Nightly News | September 18, 2010
LESTER HOLT, anchor: One of the most terrifying murder cases in memory is playing out in a Connecticut courtroom. On trial, a man accused of torturing and killing a mother and two daughters in their own home. Here's NBC's Jeff Rossen .
JEFF ROSSEN reporting: In this surveillance video, the final picture of Jennifer Hawke - Petit , less than an hour before her death. Prosecutors say Petit was at a local bank withdrawing $15,000 and calmly told the bank teller her entire family was being held hostage at home -- husband William , a prominent doctor, and their two kids, 11-year-old Michaela and 17-year-old Hayley . She said she needed the money for ransom, and one of the suspects was waiting in the parking lot. That's when the bank manager made this chilling call to 911.
Unidentified Woman: We have a lady who is in our bank right now who says that her husband and children are being held at their house, and if the police are told they will kill the children and the husband. She says they are being very nice. They have their faces covered. She is petrified.
ROSSEN: With good reason. Prosecutors say these two men, Steven Hayes and Joshua Komisarjevsky , were terrorizing the family, beating Dr. Petit with a baseball bat and tying him to this pole in the basement. His two daughters were tied to their beds upstairs.

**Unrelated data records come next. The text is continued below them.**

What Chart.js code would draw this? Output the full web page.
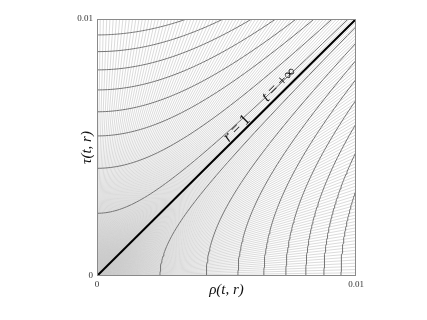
<!DOCTYPE html>
<html>
<head>
<meta charset="utf-8">
<script src="https://cdn.jsdelivr.net/npm/chart.js@4"></script>
<style>
  html, body { margin: 0; padding: 0; background: #fff; }
  #wrap { width: 427px; height: 320px; }
</style>
</head>
<body>
<div id="wrap"><canvas id="grafica"></canvas></div>
<script>
// Datos
const axisMax = 0.01;
const axisTicks = [0, 0.01];
// cortes de las hiperbolas oscuras con el eje rho (abajo) y con el eje tau (arriba)
const cortesRho = [0.00243, 0.00422, 0.00544, 0.00644, 0.00729, 0.00806, 0.00876, 0.00942];
const cortesTau = [0.00244, 0.00419, 0.00545, 0.00639, 0.00724, 0.00802, 0.00873, 0.00938];
// rayos claros (t constante) que salen del origen, por region
const numRayos = 80;
const etiquetas = [
    { partes: [['r', true], [' = 1', false]], rho: 0.00540, tau: 0.00574 },
    { partes: [['t', true], [' = +\u221E', false]], rho: 0.00703, tau: 0.00745 }
];

// Chart.js pinta encima los datasets con indice menor: diagonal primero
const datasets = [];

// Diagonal r = 1
datasets.push({ data: [{ x: 0, y: 0 }, { x: axisMax, y: axisMax }], borderColor: '#000', borderWidth: 2 });

// Hiperbolas oscuras (r constante)
function hiperbola(a, abajo) {
    const pts = [];
    const sMax = Math.acosh(axisMax / a);
    for (let k = 0; k <= 60; k++) {
        const s = sMax * k / 60;
        const u = a * Math.cosh(s), v = a * Math.sinh(s);
        pts.push(abajo ? { x: u, y: v } : { x: v, y: u });
    }
    return pts;
}
cortesRho.forEach(a => datasets.push({ data: hiperbola(a, true), borderColor: '#747474', borderWidth: 1 }));
cortesTau.forEach(a => datasets.push({ data: hiperbola(a, false), borderColor: '#747474', borderWidth: 1 }));

// Rayos claros
for (let i = 0; i < numRayos; i++) {
    const f = axisMax * i / numRayos;
    datasets.push({ data: [{ x: 0, y: 0 }, { x: f, y: axisMax }], borderColor: '#cbcbcb', borderWidth: 0.7 });
    datasets.push({ data: [{ x: 0, y: 0 }, { x: axisMax, y: f }], borderColor: '#cbcbcb', borderWidth: 0.7 });
}

const marco = {
    id: 'marco',
    afterDatasetsDraw(chart) {
        const { ctx, chartArea: ca, scales } = chart;
        ctx.save();
        ctx.strokeStyle = '#8a8a8a';
        ctx.lineWidth = 1;
        ctx.strokeRect(ca.left + 0.5, ca.top + 0.5, ca.right - ca.left - 1, ca.bottom - ca.top - 1);
        // etiquetas sobre la diagonal
        ctx.fillStyle = '#111';
        ctx.textBaseline = 'middle';
        etiquetas.forEach(et => {
            const px = scales.x.getPixelForValue(et.rho);
            const py = scales.y.getPixelForValue(et.tau);
            const fuentes = et.partes.map(p => (p[1] ? 'italic ' : '') + '16px "Liberation Serif", serif');
            let total = 0;
            const anchos = et.partes.map((p, i) => { ctx.font = fuentes[i]; const w = ctx.measureText(p[0]).width; total += w; return w; });
            ctx.save();
            ctx.translate(px, py);
            ctx.rotate(-Math.PI / 4);
            let x = -total / 2;
            et.partes.forEach((p, i) => {
                ctx.font = fuentes[i];
                ctx.fillText(p[0], x, 0);
                x += anchos[i];
            });
            ctx.restore();
        });
        ctx.restore();
    }
};

const ctx = document.getElementById('grafica').getContext('2d');
new Chart(ctx, {
    type: 'scatter',
    data: { datasets: datasets },
    options: {
        responsive: true,
        maintainAspectRatio: false,
        animation: false,
        events: [],
        layout: { padding: { top: 19, right: 71, left: 0, bottom: 0 } },
        elements: { point: { radius: 0 }, line: { tension: 0 } },
        datasets: { scatter: { showLine: true, pointRadius: 0 } },
        plugins: { legend: { display: false }, tooltip: { enabled: false } },
        scales: {
            x: {
                min: 0, max: axisMax,
                afterBuildTicks: s => { s.ticks = axisTicks.map(v => ({ value: v })); },
                afterFit: s => { s.height = 44; },
                grid: { display: false, drawTicks: false, tickLength: 0 },
                border: { display: false },
                ticks: { color: '#333', padding: 3, maxRotation: 0, font: { family: '"Liberation Serif", serif', size: 9 } },
                title: {
                    display: true, text: '\u03C1(t, r)', color: '#111',
                    font: { family: '"Liberation Serif", serif', size: 15, style: 'italic' },
                    padding: { top: 0, bottom: 21 }
                }
            },
            y: {
                min: 0, max: axisMax,
                afterBuildTicks: s => { s.ticks = axisTicks.map(v => ({ value: v })); },
                afterFit: s => { s.width = 97; },
                grid: { display: false, drawTicks: false, tickLength: 0 },
                border: { display: false },
                ticks: { color: '#333', padding: 4, font: { family: '"Liberation Serif", serif', size: 9 } },
                title: {
                    display: true, text: '\u03C4(t, r)', color: '#111',
                    font: { family: '"Liberation Serif", serif', size: 15, style: 'italic' },
                    padding: { top: 78, bottom: 0 }
                }
            }
        }
    },
    plugins: [marco]
});
</script>
</body>
</html>
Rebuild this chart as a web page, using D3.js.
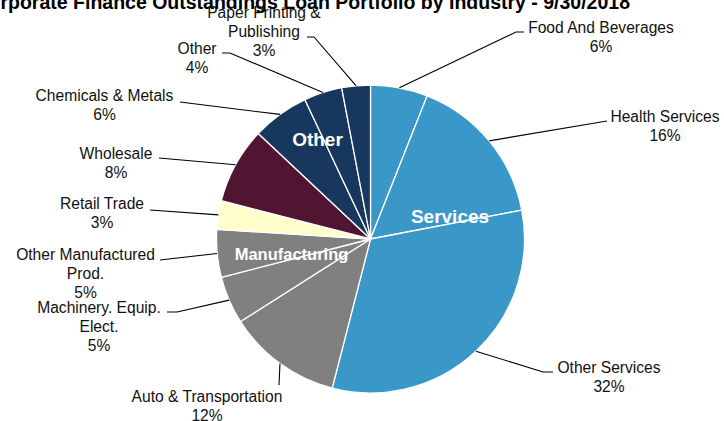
<!DOCTYPE html>
<html><head><meta charset="utf-8">
<script src="https://cdn.jsdelivr.net/npm/d3@7"></script>
<style>
html,body{margin:0;padding:0;background:#fff;overflow:hidden}
svg{display:block}
text{font-family:"Liberation Sans",Arial,sans-serif}
</style></head>
<body>
<svg id="chart" width="724" height="421"></svg>
<script>
// ---- data ----
const categories = ["Food And Beverages","Health Services","Other Services","Auto & Transportation",
  "Machinery. Equip. Elect.","Other Manufactured Prod.","Retail Trade","Wholesale",
  "Chemicals & Metals","Other","Paper Printing & Publishing"];
const values = [6,16,32,12,5,5,3,8,6,4,3];
const groups = ["Services","Services","Services","Manufacturing","Manufacturing","Manufacturing",
  "Retail","Wholesale","Other","Other","Other"];
const groupNames = ["Services","Manufacturing","Retail","Wholesale","Other"];
const groupLabels = ["Services","Manufacturing","Other"];
const title = "Corporate Finance Outstandings Loan Portfolio by Industry - 9/30/2018";

// ---- layout / style (kept separate from data) ----
const W = 724, H = 421;
const cx = 370.5, cy = 239, R = 154;
const colors = {Services:"#3998c8", Manufacturing:"#808080", Retail:"#ffffcc", Wholesale:"#511532", Other:"#17375e"};
// label text lines, block centre x, baseline of first line, elbow point, leader end
const labelLayout = [
  {lines:["Food And Beverages","6%"], bx:601, by:32.5, elbow:[516,32], end:[524,32]},
  {lines:["Health Services","16%"], bx:665, by:121.5, elbow:null, end:[607,121]},
  {lines:["Other Services","32%"], bx:609, by:373, elbow:[543,372], end:[553,372]},
  {lines:["Auto & Transportation","12%"], bx:207, by:402, elbow:null, end:[279,385]},
  {lines:["Machinery. Equip.","Elect.","5%"], bx:99, by:313, elbow:[177,312], end:[167,312]},
  {lines:["Other Manufactured","Prod.","5%"], bx:85.5, by:260, elbow:null, end:[160,260]},
  {lines:["Retail Trade","3%"], bx:102, by:209, elbow:null, end:[150,210]},
  {lines:["Wholesale","8%"], bx:116, by:159, elbow:null, end:[159,158]},
  {lines:["Chemicals & Metals","6%"], bx:104.5, by:101, elbow:null, end:[180,102]},
  {lines:["Other","4%"], bx:197, by:54, elbow:[230,53], end:[222,53]},
  {lines:["Paper Printing &","Publishing","3%"], bx:264, by:18, elbow:[314,37], end:[307,37]}
];
const lineH = 19;
const groupLabelLayout = [
  {x:450, y:223, size:19},
  {x:291.5, y:260, size:16.5},
  {x:317.5, y:146, size:19}
];

const svg = d3.select("#chart");

// title (partly cut off at the top, as in the reference)
svg.append("text").attr("x",630).attr("y",8.5).attr("text-anchor","end")
  .attr("font-size",19.5).attr("font-weight","bold").attr("fill","#000").text(title);

const pie = d3.pie().sort(null).value(d=>d.v);
const data = categories.map((c,i)=>({c, v:values[i], g:groups[i], i}));
const arcs = pie(data);
const arc = d3.arc().innerRadius(0).outerRadius(R);
const edge = d3.arc().innerRadius(R).outerRadius(R);

const gPie = svg.append("g").attr("transform",`translate(${cx},${cy})`);
gPie.selectAll("path.slice").data(arcs).join("path")
  .attr("class","slice")
  .attr("d",arc)
  .attr("fill",d=>colors[d.data.g])
  .attr("stroke","#fff").attr("stroke-width",1.3).attr("stroke-linejoin","round");

// leader lines + labels
const gL = svg.append("g");
arcs.forEach((d,i)=>{
  const L = labelLayout[i];
  const p = edge.centroid(d);
  const pts = [[cx+p[0], cy+p[1]]];
  if (L.elbow) pts.push(L.elbow);
  pts.push(L.end);
  gL.append("path").attr("d", d3.line()(pts)).attr("fill","none")
    .attr("stroke","#000").attr("stroke-width",1.1);
  const t = gL.append("text").attr("font-size",15.6).attr("fill","#111").attr("text-anchor","middle");
  L.lines.forEach((ln,k)=>{
    t.append("tspan").attr("x",L.bx).attr("y",L.by + k*lineH).text(ln);
  });
});

// group labels
groupLabels.forEach((g,i)=>{
  const L = groupLabelLayout[i];
  svg.append("text").attr("x",L.x).attr("y",L.y).attr("text-anchor","middle")
    .attr("font-size",L.size).attr("font-weight","bold").attr("fill","#fff").text(g);
});
</script>
</body></html>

Woman: They told her they wouldn't hurt anybody if she got back there with the money. She believes them.
ROSSEN: But prosecutors say once back home, Jennifer Petit was sexually assaulted and strangled. Then, officials say, the suspects set the house on fire. The mother and her two daughters were killed. Dr. William Petit escaped.
Dr. WILLIAM PETIT: Just tried to do the best I could for my family.
ROSSEN: This week he took the stand, describing in gripping detail his family's final moments. "They tied my hands at the wrists and my feet at the ankles," he told the jury. He heard one of the suspects say, "If he moves, put two bullets in him." Petit testified he could hear his wife and children being tortured in another section of the house. "I heard the moaning and thumps." How emotional was it for you to be on the stand today?
Dr. PETIT: Very emotional.
ROSSEN: In court, an unusual strategy by Steven Hayes ' defense attorney. In an effort to avoid the death penalty , he admits his client committed the crime, but also points the finger at police, saying officers could have done more to save the family. Cheshire police did respond to the Petit home, but never went inside. On the stand, the police captain testified they followed protocol, telling the jury, "If we had any indication of violence, I would have been the first one through the door." Prosecutors are pushing for the death penalty in a crime that was as brutal as William Petit appears strong. Jeff Rossen , NBC News, New York.